- Your objective: Print all of the lines exactly. Any picture among them stays out.

- Provided material:
○ ○ ○ ○

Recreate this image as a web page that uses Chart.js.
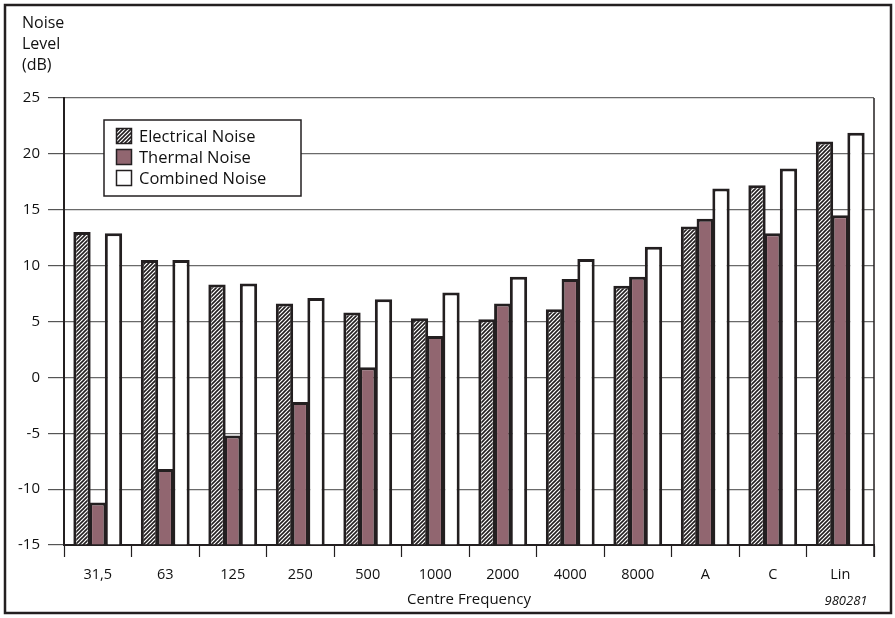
<!DOCTYPE html>
<html>
<head>
<meta charset="utf-8">
<script src="https://cdn.jsdelivr.net/npm/chart.js@4"></script>
<style>
  html, body { margin: 0; padding: 0; background: #fff; }
  #wrap { width: 895px; height: 618px; position: relative; }
</style>
</head>
<body>
<div id="wrap"><canvas id="noiseChart" width="895" height="618"></canvas></div>
<script>
const categories = ["31,5", "63", "125", "250", "500", "1000", "2000", "4000", "8000", "A", "C", "Lin"];
const electricalNoise = [13.0, 10.5, 8.3, 6.6, 5.8, 5.3, 5.2, 6.1, 8.2, 13.5, 17.2, 21.1];
const thermalNoise = [-11.2, -8.2, -5.2, -2.2, 0.9, 3.7, 6.6, 8.8, 9.0, 14.2, 12.9, 14.5];
const combinedNoise = [12.9, 10.5, 8.4, 7.1, 7.0, 7.6, 9.0, 10.6, 11.7, 16.9, 18.7, 21.9];
const yMin = -15, yMax = 25, yStep = 5;

const INK = "#231f20";
const MAUVE = "#916670";
const FONT = "'Open Sans', 'Noto Sans', sans-serif";

// diagonal hatch for the electrical noise bars
function makeHatch() {
    const s = 4;
    const c = document.createElement("canvas");
    c.width = s; c.height = s;
    const g = c.getContext("2d");
    g.fillStyle = "#fff";
    g.fillRect(0, 0, s, s);
    g.strokeStyle = INK;
    g.lineWidth = 1.6;
    g.beginPath();
    g.moveTo(-1, s + 1); g.lineTo(s + 1, -1);
    g.moveTo(-1, 1); g.lineTo(1, -1);
    g.moveTo(s - 1, s + 1); g.lineTo(s + 1, s - 1);
    g.stroke();
    return g.createPattern(c, "repeat");
}
const hatch = makeHatch();

// frame, right edge, header text and the boxed legend
const decorations = {
    id: "decorations",
    beforeDatasetsDraw(chart) {
        const { ctx, chartArea } = chart;
        ctx.save();
        ctx.strokeStyle = INK;
        ctx.lineWidth = 1.5;
        ctx.beginPath();
        ctx.moveTo(chartArea.right, chartArea.top);
        ctx.lineTo(chartArea.right, chartArea.bottom + 12);
        ctx.stroke();
        ctx.restore();
    },
    afterDraw(chart) {
        const { ctx } = chart;
        ctx.save();
        ctx.strokeStyle = INK;
        ctx.lineWidth = 2.5;
        ctx.strokeRect(5, 5, 886, 608);

        ctx.fillStyle = "#111";
        ctx.font = "16px " + FONT;
        ctx.textBaseline = "middle";
        ctx.textAlign = "left";
        ["Noise", "Level", "(dB)"].forEach((t, i) => ctx.fillText(t, 22, 23 + i * 21));

        ctx.font = "italic 13px " + FONT;
        ctx.textAlign = "center";
        ctx.fillText("980281", 846, 601);

        // legend
        const lx = 104, ly = 120, lw = 197, lh = 76;
        ctx.fillStyle = "#fff";
        ctx.fillRect(lx, ly, lw, lh);
        ctx.lineWidth = 1.5;
        ctx.strokeStyle = INK;
        ctx.strokeRect(lx, ly, lw, lh);
        ctx.font = "16.5px " + FONT;
        ctx.textAlign = "left";
        chart.data.datasets.forEach((ds, i) => {
            const cy = 136 + i * 21;
            ctx.fillStyle = ds.backgroundColor;
            ctx.fillRect(116, cy - 8, 16, 16);
            ctx.strokeRect(116.5, cy - 7.5, 15, 15);
            ctx.fillStyle = "#111";
            ctx.fillText(ds.label, 139, cy + 1);
        });
        ctx.restore();
    }
};

const barStyle = {
    base: yMin,
    borderColor: INK,
    borderWidth: 3,
    borderSkipped: "start",
    barPercentage: 1.1,
    categoryPercentage: 0.7,
};

new Chart(document.getElementById("noiseChart"), {
    type: "bar",
    data: {
        labels: categories,
        datasets: [
            { label: "Electrical Noise", data: electricalNoise, backgroundColor: hatch, ...barStyle },
            { label: "Thermal Noise", data: thermalNoise, backgroundColor: MAUVE, ...barStyle },
            { label: "Combined Noise", data: combinedNoise, backgroundColor: "#ffffff", ...barStyle },
        ],
    },
    options: {
        responsive: false,
        animation: false,
        layout: { padding: { left: 0, top: 98, right: 21, bottom: 0 } },
        plugins: {
            legend: { display: false },
            tooltip: { enabled: false },
        },
        scales: {
            x: {
                afterFit(scale) { scale.height = 73; },
                grid: {
                    offset: true,
                    drawOnChartArea: false,
                    tickLength: 12,
                    tickColor: INK,
                    tickWidth: 1.2,
                },
                border: { color: INK, width: 2 },
                ticks: {
                    color: "#111",
                    font: { family: FONT, size: 14.5 },
                    padding: 9,
                    maxRotation: 0,
                },
                title: {
                    display: true,
                    text: "Centre Frequency",
                    color: "#111",
                    font: { family: FONT, size: 15 },
                    padding: { top: 2, bottom: 9 },
                },
            },
            y: {
                min: yMin,
                max: yMax,
                afterFit(scale) { scale.width = 64; },
                grid: {
                    color: "#6a6a6a",
                    lineWidth: 1.2,
                    tickLength: 16,
                    tickColor: "#555",
                },
                border: { color: INK, width: 2 },
                ticks: {
                    stepSize: yStep,
                    color: "#111",
                    font: { family: FONT, size: 15 },
                    padding: 8,
                },
            },
        },
    },
    plugins: [decorations],
});
</script>
</body>
</html>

○ ○ ○ ○

- Response:
Recreate this image as a web page that uses Chart.js.
<!DOCTYPE html>
<html>
<head>
<meta charset="utf-8">
<script src="https://cdn.jsdelivr.net/npm/chart.js@4"></script>
<style>
  html, body { margin: 0; padding: 0; background: #fff; }
  #wrap { width: 895px; height: 618px; position: relative; }
</style>
</head>
<body>
<div id="wrap"><canvas id="noiseChart" width="895" height="618"></canvas></div>
<script>
const categories = ["31,5", "63", "125", "250", "500", "1000", "2000", "4000", "8000", "A", "C", "Lin"];
const electricalNoise = [13.0, 10.5, 8.3, 6.6, 5.8, 5.3, 5.2, 6.1, 8.2, 13.5, 17.2, 21.1];
const thermalNoise = [-11.2, -8.2, -5.2, -2.2, 0.9, 3.7, 6.6, 8.8, 9.0, 14.2, 12.9, 14.5];
const combinedNoise = [12.9, 10.5, 8.4, 7.1, 7.0, 7.6, 9.0, 10.6, 11.7, 16.9, 18.7, 21.9];
const yMin = -15, yMax = 25, yStep = 5;

const INK = "#231f20";
const MAUVE = "#916670";
const FONT = "'Open Sans', 'Noto Sans', sans-serif";

// diagonal hatch for the electrical noise bars
function makeHatch() {
    const s = 4;
    const c = document.createElement("canvas");
    c.width = s; c.height = s;
    const g = c.getContext("2d");
    g.fillStyle = "#fff";
    g.fillRect(0, 0, s, s);
    g.strokeStyle = INK;
    g.lineWidth = 1.6;
    g.beginPath();
    g.moveTo(-1, s + 1); g.lineTo(s + 1, -1);
    g.moveTo(-1, 1); g.lineTo(1, -1);
    g.moveTo(s - 1, s + 1); g.lineTo(s + 1, s - 1);
    g.stroke();
    return g.createPattern(c, "repeat");
}
const hatch = makeHatch();

// frame, right edge, header text and the boxed legend
const decorations = {
    id: "decorations",
    beforeDatasetsDraw(chart) {
        const { ctx, chartArea } = chart;
        ctx.save();
        ctx.strokeStyle = INK;
        ctx.lineWidth = 1.5;
        ctx.beginPath();
        ctx.moveTo(chartArea.right, chartArea.top);
        ctx.lineTo(chartArea.right, chartArea.bottom + 12);
        ctx.stroke();
        ctx.restore();
    },
    afterDraw(chart) {
        const { ctx } = chart;
        ctx.save();
        ctx.strokeStyle = INK;
        ctx.lineWidth = 2.5;
        ctx.strokeRect(5, 5, 886, 608);

        ctx.fillStyle = "#111";
        ctx.font = "16px " + FONT;
        ctx.textBaseline = "middle";
        ctx.textAlign = "left";
        ["Noise", "Level", "(dB)"].forEach((t, i) => ctx.fillText(t, 22, 23 + i * 21));

        ctx.font = "italic 13px " + FONT;
        ctx.textAlign = "center";
        ctx.fillText("980281", 846, 601);

        // legend
        const lx = 104, ly = 120, lw = 197, lh = 76;
        ctx.fillStyle = "#fff";
        ctx.fillRect(lx, ly, lw, lh);
        ctx.lineWidth = 1.5;
        ctx.strokeStyle = INK;
        ctx.strokeRect(lx, ly, lw, lh);
        ctx.font = "16.5px " + FONT;
        ctx.textAlign = "left";
        chart.data.datasets.forEach((ds, i) => {
            const cy = 136 + i * 21;
            ctx.fillStyle = ds.backgroundColor;
            ctx.fillRect(116, cy - 8, 16, 16);
            ctx.strokeRect(116.5, cy - 7.5, 15, 15);
            ctx.fillStyle = "#111";
            ctx.fillText(ds.label, 139, cy + 1);
        });
        ctx.restore();
    }
};

const barStyle = {
    base: yMin,
    borderColor: INK,
    borderWidth: 3,
    borderSkipped: "start",
    barPercentage: 1.1,
    categoryPercentage: 0.7,
};

new Chart(document.getElementById("noiseChart"), {
    type: "bar",
    data: {
        labels: categories,
        datasets: [
            { label: "Electrical Noise", data: electricalNoise, backgroundColor: hatch, ...barStyle },
            { label: "Thermal Noise", data: thermalNoise, backgroundColor: MAUVE, ...barStyle },
            { label: "Combined Noise", data: combinedNoise, backgroundColor: "#ffffff", ...barStyle },
        ],
    },
    options: {
        responsive: false,
        animation: false,
        layout: { padding: { left: 0, top: 98, right: 21, bottom: 0 } },
        plugins: {
            legend: { display: false },
            tooltip: { enabled: false },
        },
        scales: {
            x: {
                afterFit(scale) { scale.height = 73; },
                grid: {
                    offset: true,
                    drawOnChartArea: false,
                    tickLength: 12,
                    tickColor: INK,
                    tickWidth: 1.2,
                },
                border: { color: INK, width: 2 },
                ticks: {
                    color: "#111",
                    font: { family: FONT, size: 14.5 },
                    padding: 9,
                    maxRotation: 0,
                },
                title: {
                    display: true,
                    text: "Centre Frequency",
                    color: "#111",
                    font: { family: FONT, size: 15 },
                    padding: { top: 2, bottom: 9 },
                },
            },
            y: {
                min: yMin,
                max: yMax,
                afterFit(scale) { scale.width = 64; },
                grid: {
                    color: "#6a6a6a",
                    lineWidth: 1.2,
                    tickLength: 16,
                    tickColor: "#555",
                },
                border: { color: INK, width: 2 },
                ticks: {
                    stepSize: yStep,
                    color: "#111",
                    font: { family: FONT, size: 15 },
                    padding: 8,
                },
            },
        },
    },
    plugins: [decorations],
});
</script>
</body>
</html>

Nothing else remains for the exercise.